DRDGOLD estimated the development of the West Rand Tailings Retreatment Project (WRTRP) would require R2bn in capital – a sum it could finance using cash and debt.
The R2.2bn firm which extracts remnant gold from surface dumps of previously mined ore, is to mine Sibanye-Stillwater’s WRTRP following an agreement between the two to form a partnership. In return for vending in some of its surface resources and infrastructure, Sibanye-Stillwater will take a 38% stake in DRDGold with a 24 month option to increase this investment to 50.1%.
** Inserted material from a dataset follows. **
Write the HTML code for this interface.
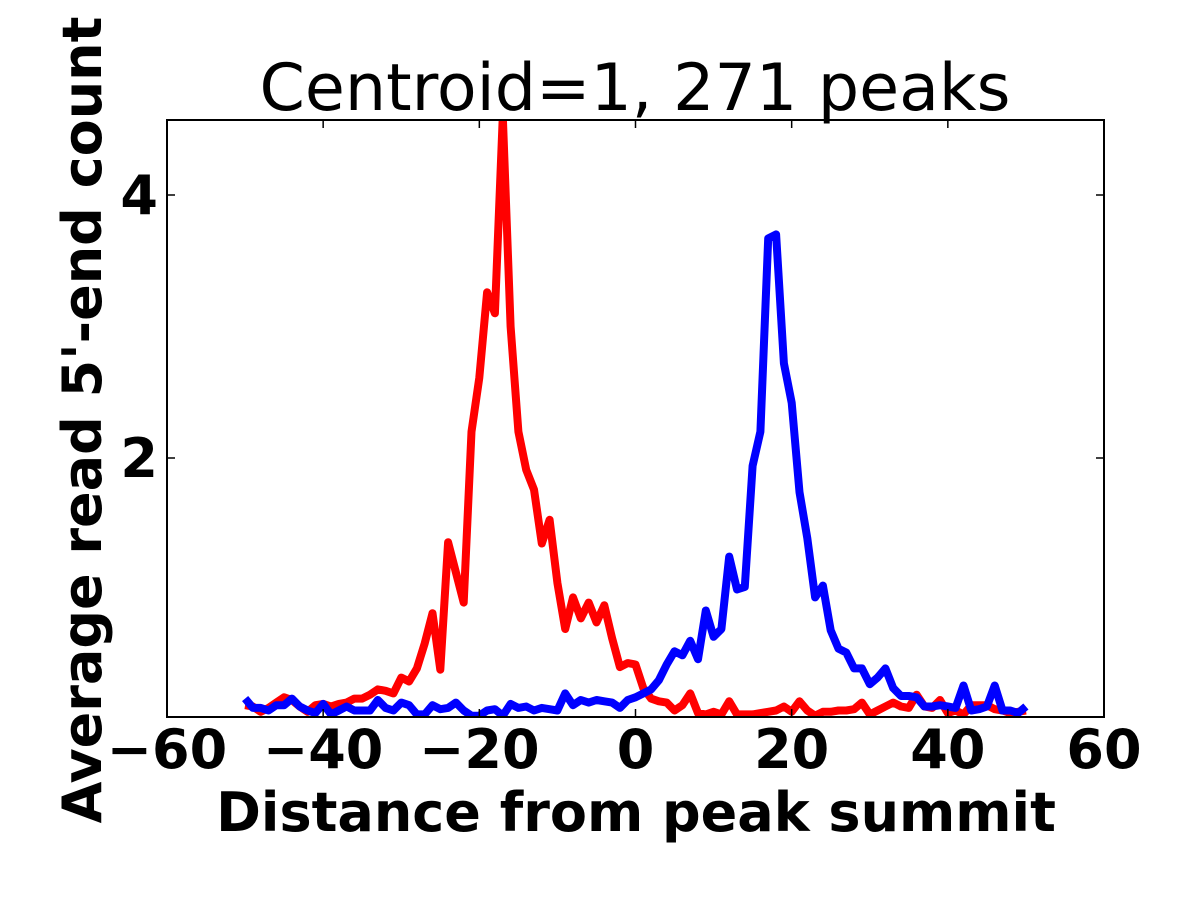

Niël Pretorius, CEO of DRDGold, told analysts and media today during a presentation setting out the partnership that it would take R200m to “… get the facility up and going”. Subsequent mining of the surface gold – estimated to yield some 43 tonnes of gold over a 15 to 20-year period – would cost R2bn, largely spent on tailings facility, said Pretorius.
Responding to an analyst question, Pretorius said it was unlikely the firm would have to tap shareholders for funds. “We have spent R1.3bn over last few years without having to go to the market. I am confident that given the project and the current price levels, we will comfortably support the capital required,” he said.
According to Johann Steyn, an analyst at Citi, capital expenditure may be as much as R4.2bn to fully develop WRTRP, however. Whilst he said there was little to dislike in agreement between Sibanye-Stillwater and DRDGold, there were still risks.
“The main risk, in our view, is if DRD is unable to fully fund the capital commitments for the WRTRP from internal funds and debt, in which case shareholders, including Sibanye-Stillwater, may be approached for additional funding. Reinvesting liquid capital back into South Africa may be a negative for most investors,” he said.
As of its year-end which closed on June 30, DRDGold’s net cash position decreased by R98m to R254m. It reported a 5% reduction in yield and production of 137,000 ounces which was 4% lower year-on-year.
The market generally liked the deal based on share price performance. Shares in DRDGold were up 2% in early morning trade in Johannesburg while Sibanye-Stillwater was 3% higher.
From a DRDGold perspective, gaining access to Sibanye-Stillwater’s WRTRP assets, which are the slimes at the Driefontein and Kloof gold mines near Carletonville west of Johannesburg, addresses concerns the market had about the quality and life of its existing resources.
The main concern is that in deciding to generate replacement resources organically, the company has adopted complex, more expensive technology on an all-in sustaining cost (AISC) basis than its peers. Its yield is also lower than its peers – a function of its limited growth options.
Pretorius acknowledged the company had struggled to grow. “We have had many doors closed in our face because people perceive us to be a small company,” he said. “We are very grateful that Sibanye did not do this.”
Despite the merits of the transaction, its success does depend on DRDGold shareholders waiving a mandatory offer by Sibanye-Stillwater for their shares. According to South African law, a company must make an offer to minority shareholders if it builds 35% or more in a certain company. DRDGold is issuing new shares to Sibanye-Stillwater.
Asked if the transaction would proceed without the waiver, Neal Froneman, Sibanye-Stillwater CEO, said: “It is not intended to make a follow on offer to minorities. That is not going to happen”. The transaction would not proceed without the waiver, he said.
Asked about the option to proceed to outright control of DRDGold, Froneman said: “We have got two years to do a follow on acquisition. It is something we will watch. At the moment, we are very mindful of our leveraged position, but in two years time we could look differently at it”. Sibanye-Stillwater had net debt of $1.69bn (R23.5bn) as of June 30. This equates to net debt to earnings before interest, taxes, depreciation and amortisation of 2.6:1 – a level described by the group earlier this year as “temporarily elevated”. It represented a more than 300% increase in net debt year-on-year.